A crescente ostentação da violência resultante das disputas entre organizações criminosas alvejou a imprensa, enquanto instituição fundante da sociedade civilizada com a qual estamos eticamente comprometidos. Os profissionais das tvs Bandeirantes e Aratu agredidos e ameaçados por marginais no bairro de Águas Claras, em Salvador, representam toda a imprensa baiana e a estes colegas e suas emissoras, prestamos a mais irrestrita solidariedade.

Somente quem não aceita as leis e regras de convivência numa sociedade civilizada e democrática, recusa e agride jornalismo. A resposta a qualquer agressão ao livre exercício da nossa atividade profissional não pode ser outra, senão, mais jornalismo.
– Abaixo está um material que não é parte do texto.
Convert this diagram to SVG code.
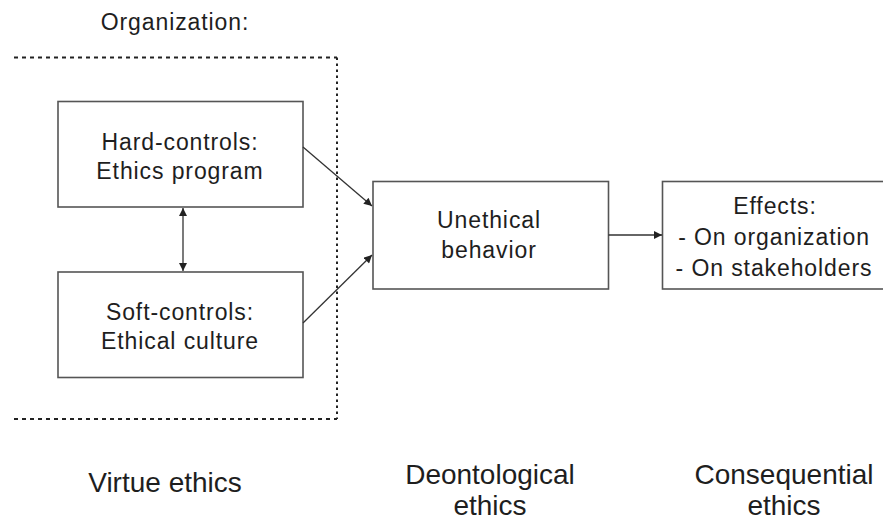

Mantido o bom senso dos colegas das equipes de reportagem, a melhor resposta é a mais ampla e qualificada cobertura dos fatos violentos que hoje alvejaram a imprensa, mas diariamente ameaçam a todos, jornalistas ou não, dentro e fora da segurança do lar.

O imprescindível distanciamento crítico em relação à atuação de órgãos públicos responsáveis pelas políticas de segurança pública não dá margem a qualquer dúvida. O olhar da imprensa pode e deve estar atento ao cumprimento das leis pelos agentes da lei, sem que isso se confunda com qualquer antagonismo: estamos todos do mesmo lado, e do outro lado estão os que escolhem viver à margem das leis e das regras de convivência civilizada.

A ABI estará sempre ao lado de quem defende a vida.